Taxability of Superannuation on Retirement Vs Termination / Job Change

Taxability of Superannuation on Retirement Vs Termination / Job Change

Superannuation is a popular retirement benefit extended by employers to ensure long-term financial security for employees. However, the tax treatment of superannuation fund payouts varies significantly depending on the reason for cessation of employment. This article explores the taxability of superannuation on retirement versus termination or job change, helping employees make informed financial decisions.

What is a Superannuation Fund?

A superannuation fund is a retirement benefit scheme where the employer contributes a certain sum annually on behalf of the employee. Some employers may allow employees to contribute voluntarily. If the fund is approved by the Income Tax Department, it offers significant tax benefits under the Income-tax Act, 1961.


Taxability of Superannuation Fund on Retirement

Exemption under Section 10(13)

When an employee retires after long-term service, the amount received from an approved superannuation fund is fully exempt from income tax under Section 10(13), subject to the following conditions:

  • The employee retires from service.
  • The payment is received from an approved superannuation fund.

Example:

If Mr. A retires at the age of 60 and receives Rs. 20 lakhs from the superannuation fund (approved), this amount is entirely tax-free.


Taxability on Termination or Job Change

1. Termination due to Incapacity

If the employment is terminated due to illness or incapacity, the superannuation payout is still exempt under Section 10(13), similar to retirement.

2. Termination due to Other Reasons

In case of lay-offs or termination not due to health reasons, the exemption under Section 10(13) may not apply. The amount could be taxable under the head:

  • Income from Other Sources, or
  • Profits in lieu of salary under Section 17(3)
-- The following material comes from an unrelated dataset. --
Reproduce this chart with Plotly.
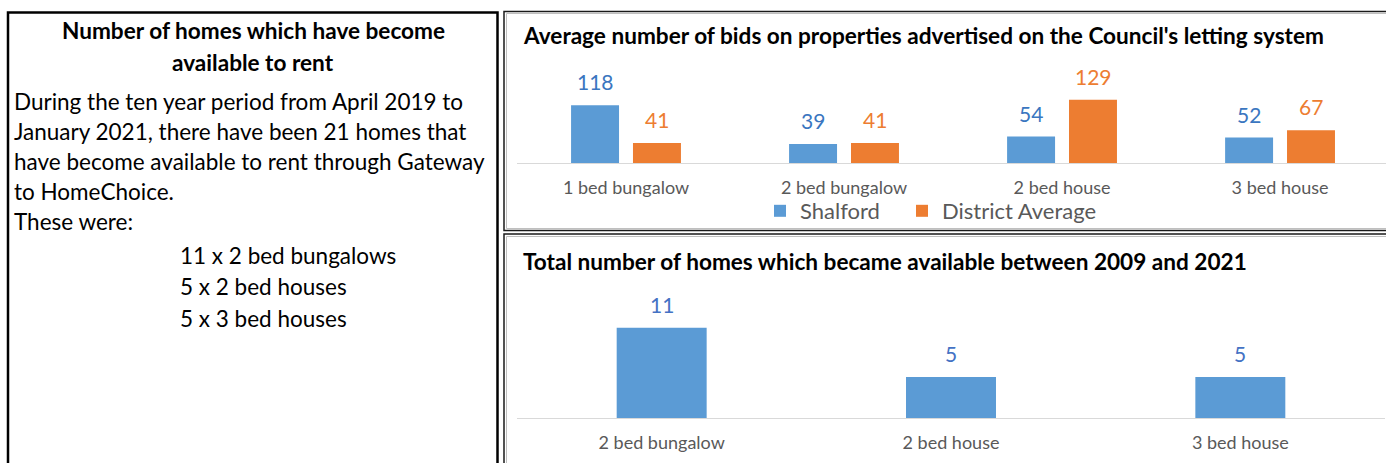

3. Voluntary Resignation or Job Change

When an employee resigns or changes jobs:

  • The superannuation fund amount withdrawn may be taxable.
  • However, if the amount is transferred to another approved fund or pension scheme, taxation may be deferred or avoided.

Example:

Ms. B resigns at age 45 and withdraws Rs. 8 lakhs from the superannuation fund. Since it is not retirement or incapacity, this amount is likely to be taxable.


Key Takeaways

  • Ensure the superannuation fund is approved to claim tax benefits.
  • Retirement and incapacity enjoy full exemption.
  • Resignation or job change may trigger tax liability if funds are withdrawn.
  • Consider transferring the balance to another eligible retirement fund to avoid immediate taxation.